Daily Readings - John 12:1-11

J.C. Ryle, Daily Readings
John 12:1-11

But Judas Iscariot, one his his disciples, who was intending to betray him . . . (John 12:4a)

Hardness appears in Judas Iscariot who, after being a chosen apostle and a preacher of the kingdom of heaven, turns out at least a thief and a traitor. So long as the world stands, this unhappy man will be a lasting proof of the depth of human corruption. That anyone could follow Christ as a disciple for three years, see all his miracles, hear all his teaching, receive at his hand repeated kindnesses, be counted an apostle and yet prove rotten at heart in the end -- all this at first sight appears incredible and impossible! Yet the case of Judas shows plainly that the thing can be. Few things, perhaps, are so little realized as the extent of the fall of man.

Let us thank God if we know anything of faith and can say, with all our sense of weakness and infirmity, 'I believe.' Let us pray that our faith may be real, true, genuine, and sincere, and not a mere temporary impression, like the morning cloud and the early dew. Not least, let us watch and pray against the love of the world. It ruined one who based in the full sunshine of privileges and heard Christ himself teaching every day.

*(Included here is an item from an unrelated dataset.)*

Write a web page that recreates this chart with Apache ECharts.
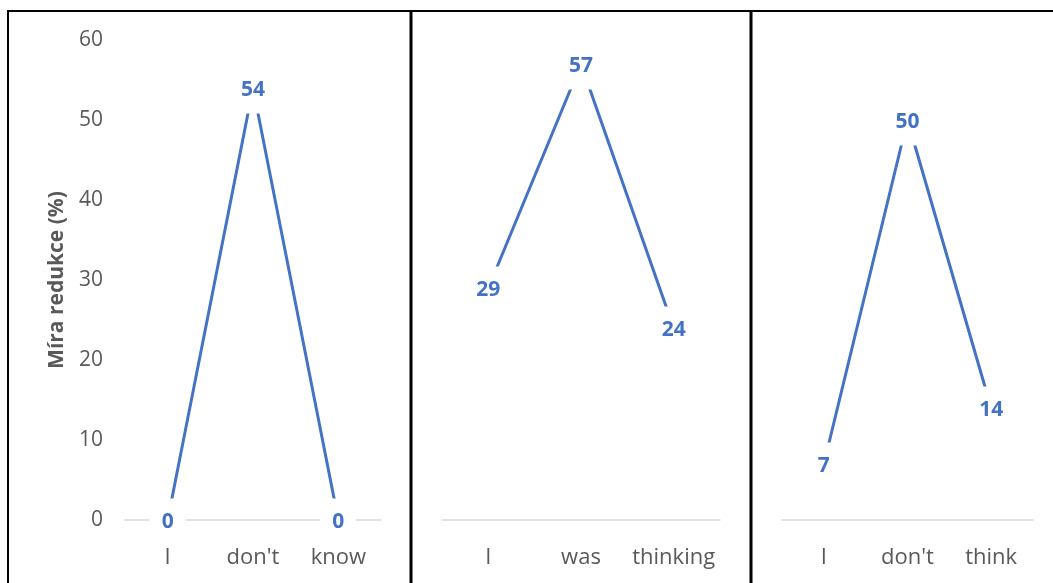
<!DOCTYPE html>
<html>
<head>
<meta charset="utf-8">
<style>
  html, body { margin: 0; padding: 0; background: #fff; }
  #chart { width: 1053px; height: 583px; }
</style>
<script src="https://cdn.jsdelivr.net/npm/echarts@6/dist/echarts.min.js"></script>
</head>
<body>
<div id="chart"></div>
<script>
// Word sequences (x categories) for the three panels
const wordsA = ["I", "don't", "know"];
const wordsB = ["I", "was", "thinking"];
const wordsC = ["I", "don't", "think"];

// Reduction rate per word (%)
const reductionA = [0, 54, 0];
const reductionB = [29, 57, 24];
const reductionC = [7, 50, 14];

// Y axis ticks
const yMin = 0, yMax = 60, yStep = 10;
const yTitle = "Míra redukce (%)";

const BLUE = "#4472C4";
const GREY_TEXT = "#595959";
const FONT = "'Open Sans', 'Noto Sans', sans-serif";

const panels = [
  { words: wordsA, values: reductionA, left: 125, width: 256 },
  { words: wordsB, values: reductionB, left: 442, width: 278 },
  { words: wordsC, values: reductionC, left: 782, width: 251 }
];

const grids = panels.map(p => ({ left: p.left, width: p.width, top: 40, height: 480 }));

const xAxes = panels.map((p, i) => ({
  type: "category",
  gridIndex: i,
  data: p.words,
  boundaryGap: true,
  axisLine: { show: true, lineStyle: { color: "#d9d9d9", width: 1.5 } },
  axisTick: { show: false },
  axisLabel: { interval: 0, color: GREY_TEXT, fontSize: 22, fontFamily: FONT, margin: 27 }
}));

const yAxes = panels.map((p, i) => ({
  type: "value",
  gridIndex: i,
  min: yMin, max: yMax, interval: yStep,
  splitLine: { show: false },
  axisLine: { show: false },
  axisTick: { show: false },
  axisLabel: { show: i === 0, color: GREY_TEXT, fontSize: 21, fontFamily: FONT, margin: 22 },
  name: i === 0 ? yTitle : "",
  nameLocation: "middle",
  nameGap: 57,
  nameRotate: 90,
  nameTextStyle: { color: GREY_TEXT, fontSize: 21, fontWeight: "bold", fontFamily: FONT }
}));

const series = panels.map((p, i) => ({
  type: "line",
  xAxisIndex: i,
  yAxisIndex: i,
  data: p.values,
  symbol: "circle",
  symbolSize: 1,
  itemStyle: { color: BLUE },
  lineStyle: { color: BLUE, width: 3 },
  label: {
    show: true,
    position: "inside",
    offset: [0, 2],
    color: BLUE,
    fontSize: 21,
    fontWeight: "bold",
    fontFamily: FONT,
    backgroundColor: "#fff",
    padding: [13, 12]
  },
  emphasis: { disabled: true },
  animation: false
}));

// Frame: top and left border, panel separators
const frame = [
  { type: "line", shape: { x1: 7, y1: 11, x2: 1053, y2: 11 }, style: { stroke: "#000", lineWidth: 2 } },
  { type: "line", shape: { x1: 8, y1: 11, x2: 8, y2: 583 }, style: { stroke: "#000", lineWidth: 2 } },
  { type: "line", shape: { x1: 411, y1: 11, x2: 411, y2: 583 }, style: { stroke: "#000", lineWidth: 3 } },
  { type: "line", shape: { x1: 751, y1: 11, x2: 751, y2: 583 }, style: { stroke: "#000", lineWidth: 3 } }
];

const chart = echarts.init(document.getElementById("chart"), null, { renderer: "canvas" });
chart.setOption({
  animation: false,
  backgroundColor: "#fff",
  grid: grids,
  xAxis: xAxes,
  yAxis: yAxes,
  series: series,
  graphic: frame
});
</script>
</body>
</html>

Daily Readings - John 11:38-44

J.R. Ryle - Daily Readings
John 11:38-44

So they removed the stone. Then Jesus raised his eyes and said, "Father I thank You . . . " (John 11:41)

We should mark the words which our Lord addressed to God the Father when the stone was taken from the grave. We read that he said, 'Father, I thank thee that thou has heard me. And I knew that thou hearest me always: but because of the people which stand by I said it, that they may believe that thou has sent me.'

This wonderful language is totally unlike anything said by prophets or apostles when they worked miracles. In fact, it is not prayer, but praise. It evidently implies a constant mysterious communion going on between Jesus and his Father in heaven, which it is past the power of man either to explain or conceive. We need not doubt that here, as elsewhere in St. John, our Lord meant to teach the Jews the entire and complete unity there was between him and his Father, in all that he did, as well as in all that he taught. Once more he would remind them that he did not come among them as a mere prophet, but as the Messiah who was sent by the Father and who was one with the Father.

Deep and high is this this truth is, it is for the peace of our souls to believe it thoroughly and to grasp it tightly. Let it be a settled principle of our religion that the Saviour in whom we trust is nothing less than eternal God, one whom the Father hears always, one who in very deed is God's fellow.


Daily Readings - Mark 5:1-13

J.C. Ryle, Daily Readings
Mark 5:1-13

The demons implored Him, saying, "Send us into the swine so that we may enter them." (Mark 5:12)

We probably have not the faintest idea of the number, subtlety, and activity of Satan's agents. We forget that he is the king over an enormous host of subordinate spirits who do his will . . . The malice of Satan appears in his strange petition (v.12). Cast forth from the man whose body they had so long inhabited and possessed, the spirits still thirsted to do mischief. Unable to injure any more an immoral soul, they desired leave to injure the dumb beasts which were feeding nearby. Such is the true character of Satan. It is the bent of his nature to harm, to kill, and to destroy. No wonder that he is called Apollyon, the destroyer (Rev. 9:11).

Let us beware of giving way to the senseless habit of jesting about the devil. It is a habit which furnishes awful evidence of the blindness and corruption of human nature and one which is far too common. Well would it be for us all if we strove more to realize the power and presence of our great spiritual enemy and prayed more to be delivered from him.